Más tarde - abandonados ya los tomos de Borges debajo de un montón de ropa amontonada -, se sumerge en otras lecturas que le decoran la escritura con florituras cortazianas, luego llegan algunos manierismos y retóricas gongorinas y poco a poco, va vistiéndose con los trajes que toma prestados de todos los demás. Su visita al barrio de los escritores le lleva de apartamento en apartamento, desde la pequeña buhardilla de Gómez de la Serna - llena de pequeños objetos muy kitsch y un maniquí obscenamente semidesnudo -, hasta los amplios salones de los diarios de Trapiello, por donde anda siempre uno sin tropezar con nada, admirando la belleza de sus muebles y la sobria pulcritud de su lirismo.
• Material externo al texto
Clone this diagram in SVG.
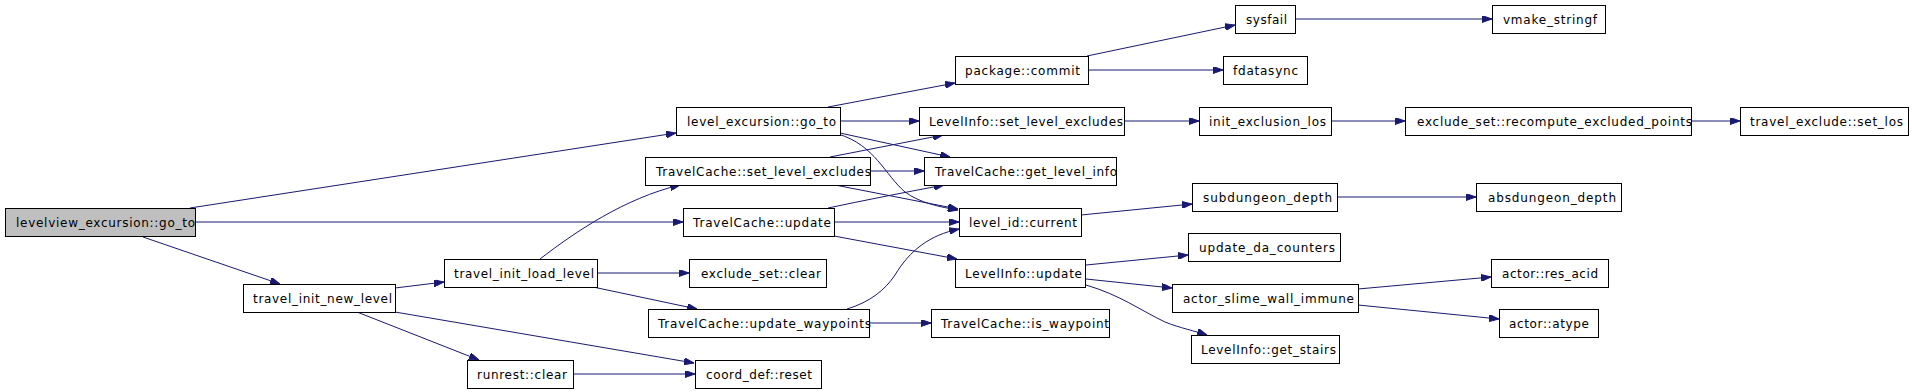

Aunque de vez en cuando también le gusta dejarse caer por los extrarradios llenos de cortadoras de césped, de aspiradoras eléctricas, de amas de casa soñadoras, aquellos suburbios de Cheever o de Carver, esos relatos en donde un hombre ataviado únicamente con un bañador, va cruzando las piscinas de todos sus vecinos para volver nadando a casa, o donde una tarta de cumpleaños para un niño puede traer un fuerte olor a muerte entre las velas...
El joven escritor forja sus letras mudándose de un piso a otro, caminando a solas por las calles, pisoteando la luz amarillenta de las farolas y entrando, de cuando en cuando, en las habitaciones de los fantasmas que son sus escritores, adquiriendo así todos los hábitos que van conformando las huellas que resuenan en su andadura y las distintas hechuras de sus trajes... Lleva a cuestas todos esos pedazos de los otros que al final querrá ir olvidando, con cariño, asesinándolos para que apenas broten las amarguras de otros en los trazos de sus letras. Sólo quiere ser él. En un arranque de egotismo desmesurado, quiere ser nada más que él. Sin que nadie le oculte el rostro con sus brumas.
Entonces decide que tiene bien sujetos los asideros donde puede agarrarse; ya tiene una habitación propia, allí guarda escondido un enorme saco que ha ido llenando de expresiones durante todo este tiempo; todas aquellas que le parecían juegos muy suyos conseguidos después de exorcizar todo lo aprendido y conjurar nuevos retos. Cree haber creado, de nuevo, como si fuera la primera vez que ocurre, el lenguaje. Lo encuentra en las líricas profundas que remueven sus ecos, en el errático vaivén de sus palabras, por donde sus personajes vagan como pájaros sin nido donde apaciguar sus cansancios. Así, va empleándose y empleando la pura sinrazón de la palabra hasta que se encuentra en las manos el saco vacío. Introduce el brazo hasta el fondo áspero pero la tela no le devuelve más que oscuridad y desconcierto. Atrapado dentro de su propio yo, sabe - aunque tarda en resolver esa convicción -, que deberá emprender un nuevo camino. Ese por el que nadie, ni siquiera él mismo, ha caminado jamás. Tendrá que reinventarse. La vuelta a empezar. El retorno a la palabra virgen.